It’s often the case that when a museum director sees a big expansion to completion he or she steps down within a year or so after the project is completed. That’s what Mimi Gates did at the Seattle Art Museum and Marc Wilson at the Nelson-Atkins in Kansas City. But things have happened a little differently at the Cleveland Museum of Art. On Saturday the Cleveland opened the first of three new wings that are part of a still incomplete multi-stage renovation and expansion designed by Rafael Viñoly. And on Sunday the news was out that after just three years on the job, the Cleveland’s director, Timothy Rub, would be leaving in the fall to succeed the late Anne d’Harnoncourt as director of the Philadelphia Museum of Art.
The Philadelphia job was probably the most important unfilled position in the American museum world, where Rub is a leading figure. Last year when I grabbed lunch one afternoon with him and Viñoly, Rub was even being mentioned as a possible successor to Philippe de Montebello at the Met. But at lunch he dismissed that speculation. What he wanted to talk about, other than the accomplishments of Sherman Lee, his great predecessor as Cleveland director, was the expansion and how it would transform his museum.
This conversation took place before last October’s financial meltdown, but it seemed to me at the time that the project would face a few hurdles in what was already a worsening fund raising environment. The completion date has already been pushed back from 2012 to 2013. Later this year trustees will vote on whether to go forward at all with the next phase. As Steve Litt reports today in the Cleveland Plain Dealer, like most museums the Cleveland saw a steep drop in its endowment recently, from more than $800 million two years ago to about $512 million last month. Not long ago Rub and other museum staff agreed to take pay cuts this year to help balance the museum’s operating budget.
So it’s not surprising that board members of the Cleveland Museum sounded a little taken aback by Rub’s departure when their expansion still has a lot of work ahead of it. Though in the Plain Dealer, co-chairman Michael Horvitz was at pains to speak warmly of him, he admitted that “the timing is very bad.” But he added gamely: “I don’t think his departure is going to materially slow down the project.” Board president Alfred M. Rankin, Jr. told the New York Times he was surprised by the whole thing. “I haven’t known about this for very long.”

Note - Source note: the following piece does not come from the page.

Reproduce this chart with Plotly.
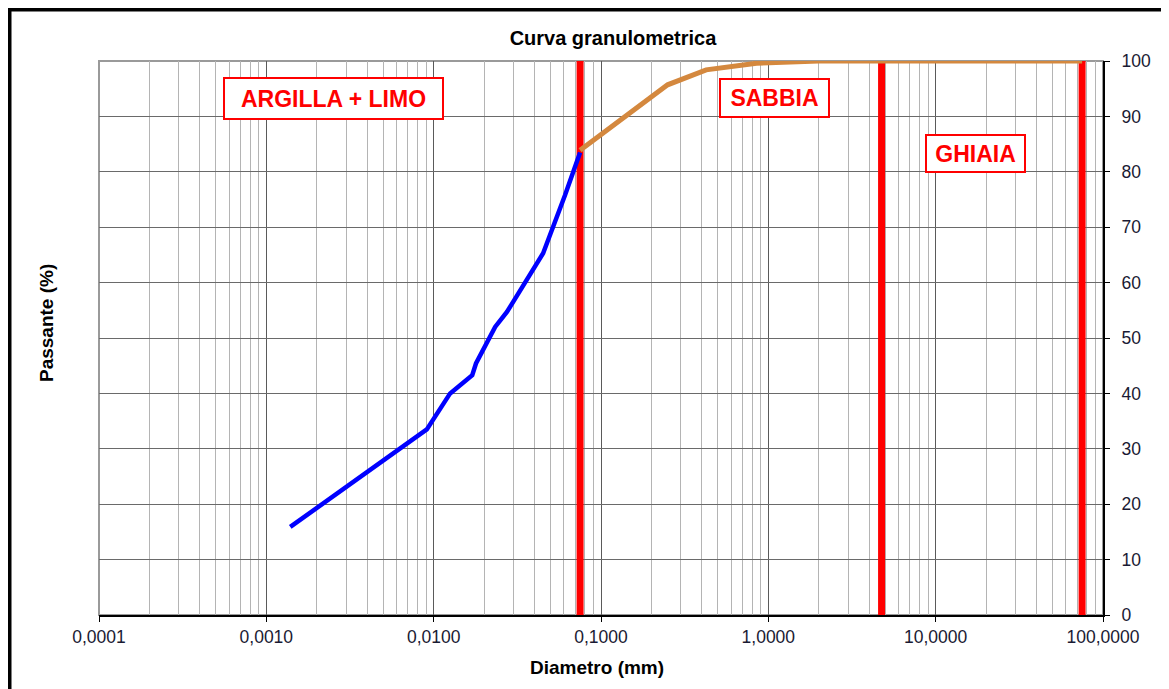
import plotly.graph_objects as go
import math

# --- Data ---
# Fine fraction (sedimentation) - blue curve
fine_diam = [0.00139, 0.00235, 0.00276, 0.00339, 0.0091, 0.01254, 0.0170, 0.0179,
             0.0192, 0.0212, 0.0233, 0.0274, 0.0451, 0.061, 0.075]
fine_pass = [15.9, 20.8, 22.4, 24.1, 33.5, 40.0, 43.3, 45.4,
             47.2, 49.9, 52.0, 54.7, 65.3, 75.8, 83.5]

# Sieve fraction - orange curve
sieve_diam = [0.075, 0.25, 0.425, 0.85, 2.0, 4.75, 9.5, 19.0, 37.5, 75.0]
sieve_pass = [83.9, 95.7, 98.4, 99.6, 100, 100, 100, 100, 100, 100]

# Class boundaries (red lines)
boundaries = [0.075, 4.75, 75.0]

# Axis ticks
x_tickvals = [0.0001, 0.001, 0.01, 0.1, 1, 10, 100]
x_ticktext = ["0,0001", "0,0010", "0,0100", "0,1000", "1,0000", "10,0000", "100,0000"]
y_tickvals = list(range(0, 101, 10))

# Region labels
labels = ["ARGILLA + LIMO", "SABBIA", "GHIAIA"]
label_x = [0.00251, 1.084, 17.3]
label_y = [93.2, 93.3, 83.3]
label_w = [209, 99, 89]
label_h = [31, 28, 27]

FONT = "Liberation Sans, Arial, sans-serif"
TXT = "#1a1a33"

minor_vals = [m * 10 ** e for e in range(-4, 2) for m in range(2, 10)]

fig = go.Figure()

for b in boundaries:
    fig.add_trace(go.Scatter(x=[b, b], y=[0, 100], mode="lines",
                             line=dict(color="#FF0000", width=7), hoverinfo="skip",
                             showlegend=False))

fig.add_trace(go.Scatter(x=fine_diam, y=fine_pass, mode="lines",
                         line=dict(color="#0000FF", width=4.5), showlegend=False))
fig.add_trace(go.Scatter(x=sieve_diam, y=sieve_pass, mode="lines",
                         line=dict(color="#D4883E", width=5), showlegend=False))

# page offset of 8px (body margin) accounted for
OFF = 8
W, H = 1169 - OFF, 689 - OFF
L, R, T, B = 99, 1103, 61, 615   # plot area in page pixels

fig.update_layout(
    width=W, height=H,
    margin=dict(l=L - OFF, r=W - (R - OFF), t=T - OFF, b=H - (B - OFF)),
    paper_bgcolor="white", plot_bgcolor="white",
    font=dict(family=FONT, size=17.5, color=TXT),
    showlegend=False,
    title=dict(text="<b>Curva granulometrica</b>", x=(613 - OFF) / W, xref="container",
               xanchor="center", y=1 - (38 - OFF) / H, yref="container", yanchor="middle",
               font=dict(size=20, color="black")),
)

fig.update_xaxes(
    type="log", range=[-4, 2],
    tickvals=x_tickvals, ticktext=x_ticktext,
    ticks="outside", ticklen=5, tickcolor="black", tickwidth=1,
    showline=True, linecolor="black", linewidth=2,
    showgrid=True, gridcolor="#5a5a5a", gridwidth=1,
    minor=dict(tickvals=minor_vals, showgrid=True, gridcolor="#b4b4b4", gridwidth=1, ticks=""),
    tickfont=dict(size=17.5, color=TXT),
    zeroline=False,
)
fig.update_yaxes(
    range=[0, 100], side="right",
    tickvals=y_tickvals,
    ticks="outside", ticklen=5, tickcolor="black",
    showline=True, linecolor="black", linewidth=2,
    showgrid=True, gridcolor="#6a6a6a", gridwidth=1,
    tickfont=dict(size=17.5, color=TXT),
    ticklabelstandoff=8,
    zeroline=False,
)

# plot border (gray top/left)
fig.add_shape(type="rect", xref="paper", yref="paper", x0=0, y0=0, x1=1, y1=1,
              line=dict(color="#9a9a9a", width=2), layer="below")

# outer black frame
fig.add_shape(type="rect", xref="paper", yref="paper",
              x0=(9.5 - L) / (R - L), x1=(1190 - L) / (R - L),
              y0=(B - 710) / (B - T), y1=(B - 9.5) / (B - T),
              line=dict(color="black", width=4))

for t, x, y, w, h in zip(labels, label_x, label_y, label_w, label_h):
    fig.add_annotation(x=math.log10(x), y=y, xref="x", yref="y", text="<b>" + t + "</b>",
                       showarrow=False, font=dict(size=23, color="#FF0000"),
                       bgcolor="white", bordercolor="#FF0000", borderwidth=2,
                       borderpad=4, width=w, height=h, align="center", valign="middle")

fig.add_annotation(x=(597 - L) / (R - L), y=(B - 667) / (B - T), xref="paper", yref="paper",
                   text="<b>Diametro (mm)</b>", showarrow=False,
                   font=dict(size=19, color="black"), xanchor="center", yanchor="middle")
fig.add_annotation(x=(47 - L) / (R - L), y=(B - 323) / (B - T), xref="paper", yref="paper",
                   text="<b>Passante (%)</b>", showarrow=False, textangle=-90,
                   font=dict(size=19, color="black"), xanchor="center", yanchor="middle")

fig.write_html("out.html")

At Philadelphia Rub will still get to preside over a museum expansion, a $500 million Frank Gehry-designed project that’s expected to break ground next year. Then again, that job is also expected to take a decade to complete, so this time Rub will have to be in for the long haul.
(Correction: In the above post I say that my lunch with Rub and Viñoly took place “before last October’s financial meltdown”. But the meltdown started with the collapse of Lehman Brothers in mid-September. Checking my calendar I see I met with Rub and Vinoly on October 1, so the “worsening fund raising environment” I mention in that paragraph would already have been the much worsening.)